The problem:
Transcribe each line of the material as it is, and drop any picture.

Recorded information:

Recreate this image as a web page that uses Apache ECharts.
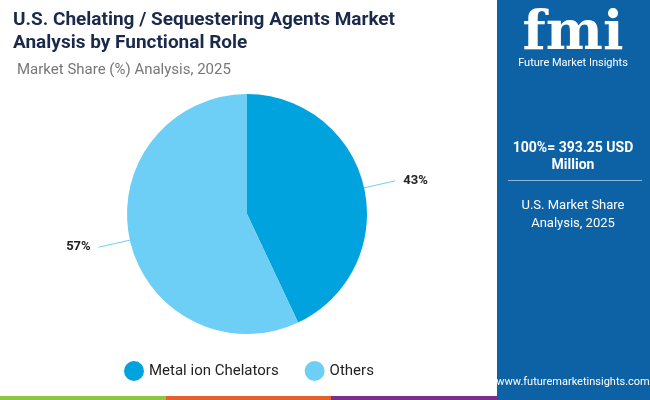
<!DOCTYPE html>
<html><head><meta charset="utf-8">
<script src="https://cdn.jsdelivr.net/npm/echarts@6/dist/echarts.min.js"></script>
<style>html,body{margin:0;padding:0}#main{width:650px;height:400px}</style>
</head><body><div id="main"></div>
<script>
var categories = ["Metal ion Chelators", "Others"];
var shares = [43, 57];
var colors = ["#00a3dd", "#6dcff5"];
var chart = echarts.init(document.getElementById("main"));
var font = "Roboto";
chart.setOption({
  textStyle: { fontFamily: font },
  title: [
    {
      text: "U.S. Chelating / Sequestering Agents Market\nAnalysis by Functional Role",
      left: 8, top: 4,
      textStyle: { fontSize: 19, fontWeight: "bold", color: "#1b2a4a", lineHeight: 23, fontFamily: font }
    },
    {
      text: "Market Share (%) Analysis, 2025",
      left: 12, top: 58,
      textStyle: { fontSize: 15, fontWeight: "normal", color: "#777", fontFamily: font }
    }
  ],
  legend: {
    bottom: 14, left: 119,
    itemWidth: 20, itemHeight: 20, icon: "circle", itemGap: 26,
    textStyle: { fontSize: 15, color: "#222" },
    data: categories
  },
  graphic: [
    { type: "rect", shape: { x: 497, y: 0, width: 153, height: 400 }, style: { fill: "#0d62a6" }, silent: true },
    { type: "rect", shape: { x: 0, y: 396, width: 166, height: 4 }, style: { fill: "#8dc63f" } },
    { type: "rect", shape: { x: 166, y: 396, width: 165, height: 4 }, style: { fill: "#e5602a" } },
    { type: "rect", shape: { x: 331, y: 396, width: 166, height: 4 }, style: { fill: "#7b2e8c" } },
    { type: "text", x: 573, y: 8, style: { text: "fmi", fill: "#fff", font: "bold 54px 'DejaVu Serif'", textAlign: "center" } },
    { type: "text", x: 573, y: 58, style: { text: "Future Market Insights", fill: "#fff", font: "11px " + font, textAlign: "center" } },
    { type: "text", x: 573, y: 140, style: { text: "100%= 393.25 USD\nMillion", fill: "#fff", font: "bold 14px " + font, textAlign: "center", lineHeight: 17 } },
    { type: "rect", shape: { x: 508, y: 180, width: 134, height: 1 }, style: { fill: "#8fb6da" } },
    { type: "text", x: 573, y: 197, style: { text: "U.S. Market Share\nAnalysis, 2025", fill: "#fff", font: "13px " + font, textAlign: "center", lineHeight: 18 } },
    { type: "text", x: 573, y: 377, style: { text: "www.futuremarketinsights.com", fill: "#fff", font: "11px " + font, textAlign: "center" } }
  ],
  series: [{
    type: "pie",
    center: [247, 214],
    radius: [0, 120],
    startAngle: 90,
    clockwise: true,
    data: categories.map(function (c, i) {
      return { name: c, value: shares[i], itemStyle: { color: colors[i] } };
    }),
    label: {
      formatter: "{c}%", fontSize: 13, fontWeight: "bold", color: "#222", distanceToLabelLine: 8
    },
    labelLine: { length: 32, length2: 0, lineStyle: { color: "#6dcff5" } },
    emphasis: { disabled: true }
  }]
});
</script></body></html>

Answer in full:
Recreate this image as a web page that uses Apache ECharts.
<!DOCTYPE html>
<html><head><meta charset="utf-8">
<script src="https://cdn.jsdelivr.net/npm/echarts@6/dist/echarts.min.js"></script>
<style>html,body{margin:0;padding:0}#main{width:650px;height:400px}</style>
</head><body><div id="main"></div>
<script>
var categories = ["Metal ion Chelators", "Others"];
var shares = [43, 57];
var colors = ["#00a3dd", "#6dcff5"];
var chart = echarts.init(document.getElementById("main"));
var font = "Roboto";
chart.setOption({
  textStyle: { fontFamily: font },
  title: [
    {
      text: "U.S. Chelating / Sequestering Agents Market\nAnalysis by Functional Role",
      left: 8, top: 4,
      textStyle: { fontSize: 19, fontWeight: "bold", color: "#1b2a4a", lineHeight: 23, fontFamily: font }
    },
    {
      text: "Market Share (%) Analysis, 2025",
      left: 12, top: 58,
      textStyle: { fontSize: 15, fontWeight: "normal", color: "#777", fontFamily: font }
    }
  ],
  legend: {
    bottom: 14, left: 119,
    itemWidth: 20, itemHeight: 20, icon: "circle", itemGap: 26,
    textStyle: { fontSize: 15, color: "#222" },
    data: categories
  },
  graphic: [
    { type: "rect", shape: { x: 497, y: 0, width: 153, height: 400 }, style: { fill: "#0d62a6" }, silent: true },
    { type: "rect", shape: { x: 0, y: 396, width: 166, height: 4 }, style: { fill: "#8dc63f" } },
    { type: "rect", shape: { x: 166, y: 396, width: 165, height: 4 }, style: { fill: "#e5602a" } },
    { type: "rect", shape: { x: 331, y: 396, width: 166, height: 4 }, style: { fill: "#7b2e8c" } },
    { type: "text", x: 573, y: 8, style: { text: "fmi", fill: "#fff", font: "bold 54px 'DejaVu Serif'", textAlign: "center" } },
    { type: "text", x: 573, y: 58, style: { text: "Future Market Insights", fill: "#fff", font: "11px " + font, textAlign: "center" } },
    { type: "text", x: 573, y: 140, style: { text: "100%= 393.25 USD\nMillion", fill: "#fff", font: "bold 14px " + font, textAlign: "center", lineHeight: 17 } },
    { type: "rect", shape: { x: 508, y: 180, width: 134, height: 1 }, style: { fill: "#8fb6da" } },
    { type: "text", x: 573, y: 197, style: { text: "U.S. Market Share\nAnalysis, 2025", fill: "#fff", font: "13px " + font, textAlign: "center", lineHeight: 18 } },
    { type: "text", x: 573, y: 377, style: { text: "www.futuremarketinsights.com", fill: "#fff", font: "11px " + font, textAlign: "center" } }
  ],
  series: [{
    type: "pie",
    center: [247, 214],
    radius: [0, 120],
    startAngle: 90,
    clockwise: true,
    data: categories.map(function (c, i) {
      return { name: c, value: shares[i], itemStyle: { color: colors[i] } };
    }),
    label: {
      formatter: "{c}%", fontSize: 13, fontWeight: "bold", color: "#222", distanceToLabelLine: 8
    },
    labelLine: { length: 32, length2: 0, lineStyle: { color: "#6dcff5" } },
    emphasis: { disabled: true }
  }]
});
</script></body></html>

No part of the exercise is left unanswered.